| OBJECTIVE |
Pick every line from the data that holds the word "Generate".

| DATA BLOCK |
start

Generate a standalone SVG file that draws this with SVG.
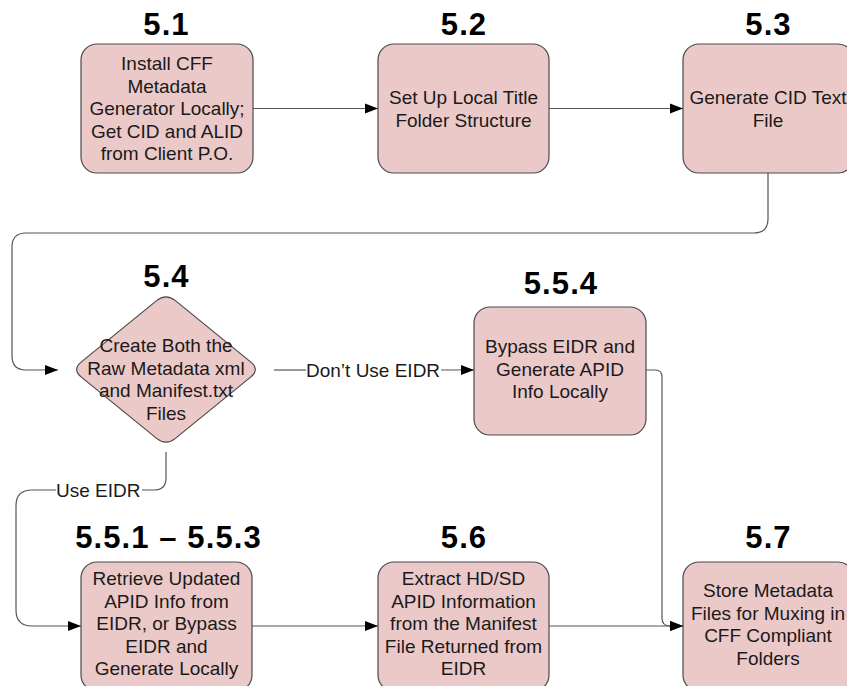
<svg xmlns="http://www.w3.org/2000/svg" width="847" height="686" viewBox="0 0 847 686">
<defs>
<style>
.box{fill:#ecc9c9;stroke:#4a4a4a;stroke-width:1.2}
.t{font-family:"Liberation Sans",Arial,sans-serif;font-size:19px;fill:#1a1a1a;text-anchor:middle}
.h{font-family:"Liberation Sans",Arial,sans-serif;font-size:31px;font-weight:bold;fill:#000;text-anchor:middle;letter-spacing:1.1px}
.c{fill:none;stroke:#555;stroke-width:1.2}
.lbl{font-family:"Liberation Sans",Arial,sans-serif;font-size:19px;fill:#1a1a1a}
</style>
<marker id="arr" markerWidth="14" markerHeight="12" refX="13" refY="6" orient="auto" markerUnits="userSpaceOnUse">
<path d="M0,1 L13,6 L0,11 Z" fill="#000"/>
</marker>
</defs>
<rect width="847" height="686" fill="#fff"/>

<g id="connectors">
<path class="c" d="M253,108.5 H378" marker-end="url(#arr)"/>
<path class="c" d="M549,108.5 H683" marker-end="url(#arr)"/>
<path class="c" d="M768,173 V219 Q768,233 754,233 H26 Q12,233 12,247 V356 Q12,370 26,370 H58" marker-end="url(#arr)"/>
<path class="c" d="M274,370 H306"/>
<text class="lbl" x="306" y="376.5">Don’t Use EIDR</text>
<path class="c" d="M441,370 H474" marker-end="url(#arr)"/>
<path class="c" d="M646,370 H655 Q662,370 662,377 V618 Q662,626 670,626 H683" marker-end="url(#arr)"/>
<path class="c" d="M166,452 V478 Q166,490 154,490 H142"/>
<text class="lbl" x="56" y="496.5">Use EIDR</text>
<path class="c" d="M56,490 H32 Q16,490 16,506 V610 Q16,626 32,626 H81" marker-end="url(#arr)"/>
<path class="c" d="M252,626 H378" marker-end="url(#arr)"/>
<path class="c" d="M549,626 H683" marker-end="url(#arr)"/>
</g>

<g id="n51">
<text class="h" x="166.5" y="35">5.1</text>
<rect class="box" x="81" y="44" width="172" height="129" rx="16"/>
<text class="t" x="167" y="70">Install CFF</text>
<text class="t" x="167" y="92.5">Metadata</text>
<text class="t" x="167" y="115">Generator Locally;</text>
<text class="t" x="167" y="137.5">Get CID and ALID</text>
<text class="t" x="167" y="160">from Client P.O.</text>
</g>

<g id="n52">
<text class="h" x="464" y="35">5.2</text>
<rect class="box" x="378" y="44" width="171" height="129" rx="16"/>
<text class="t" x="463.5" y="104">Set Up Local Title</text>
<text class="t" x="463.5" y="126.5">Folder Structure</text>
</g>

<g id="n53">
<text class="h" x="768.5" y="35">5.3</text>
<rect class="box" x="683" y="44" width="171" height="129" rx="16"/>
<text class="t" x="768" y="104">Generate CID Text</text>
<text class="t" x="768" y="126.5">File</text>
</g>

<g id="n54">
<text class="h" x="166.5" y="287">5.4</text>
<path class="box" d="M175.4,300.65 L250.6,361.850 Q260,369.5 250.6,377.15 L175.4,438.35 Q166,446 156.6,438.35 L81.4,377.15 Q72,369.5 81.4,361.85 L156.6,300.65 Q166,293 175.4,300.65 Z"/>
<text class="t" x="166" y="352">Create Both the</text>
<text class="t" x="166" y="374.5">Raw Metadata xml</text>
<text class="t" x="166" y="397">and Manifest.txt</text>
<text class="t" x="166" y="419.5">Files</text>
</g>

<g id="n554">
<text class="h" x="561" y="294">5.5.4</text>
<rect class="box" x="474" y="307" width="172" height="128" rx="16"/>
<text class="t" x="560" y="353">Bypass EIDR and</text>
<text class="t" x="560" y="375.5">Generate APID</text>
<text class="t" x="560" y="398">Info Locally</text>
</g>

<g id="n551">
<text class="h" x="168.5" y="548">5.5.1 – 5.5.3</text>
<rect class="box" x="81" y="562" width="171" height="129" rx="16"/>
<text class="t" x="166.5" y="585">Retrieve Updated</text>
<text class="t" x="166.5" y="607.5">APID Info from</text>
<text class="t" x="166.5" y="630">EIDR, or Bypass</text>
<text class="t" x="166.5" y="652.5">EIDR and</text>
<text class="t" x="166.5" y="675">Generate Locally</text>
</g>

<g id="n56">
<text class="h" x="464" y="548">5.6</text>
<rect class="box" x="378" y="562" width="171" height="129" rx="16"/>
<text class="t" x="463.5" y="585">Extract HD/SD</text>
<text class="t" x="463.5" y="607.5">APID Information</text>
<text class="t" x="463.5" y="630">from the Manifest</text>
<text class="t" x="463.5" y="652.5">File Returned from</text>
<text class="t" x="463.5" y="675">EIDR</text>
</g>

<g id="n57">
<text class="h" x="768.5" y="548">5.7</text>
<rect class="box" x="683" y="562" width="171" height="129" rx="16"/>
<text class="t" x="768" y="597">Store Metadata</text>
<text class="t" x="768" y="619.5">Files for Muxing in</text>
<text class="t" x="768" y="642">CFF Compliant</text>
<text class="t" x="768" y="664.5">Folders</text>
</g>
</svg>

end

| TASK RESPONSE |
Generate a standalone SVG file that draws this with SVG.
<text class="t" x="768" y="104">Generate CID Text</text>
<text class="t" x="560" y="375.5">Generate APID</text>
<text class="t" x="166.5" y="675">Generate Locally</text>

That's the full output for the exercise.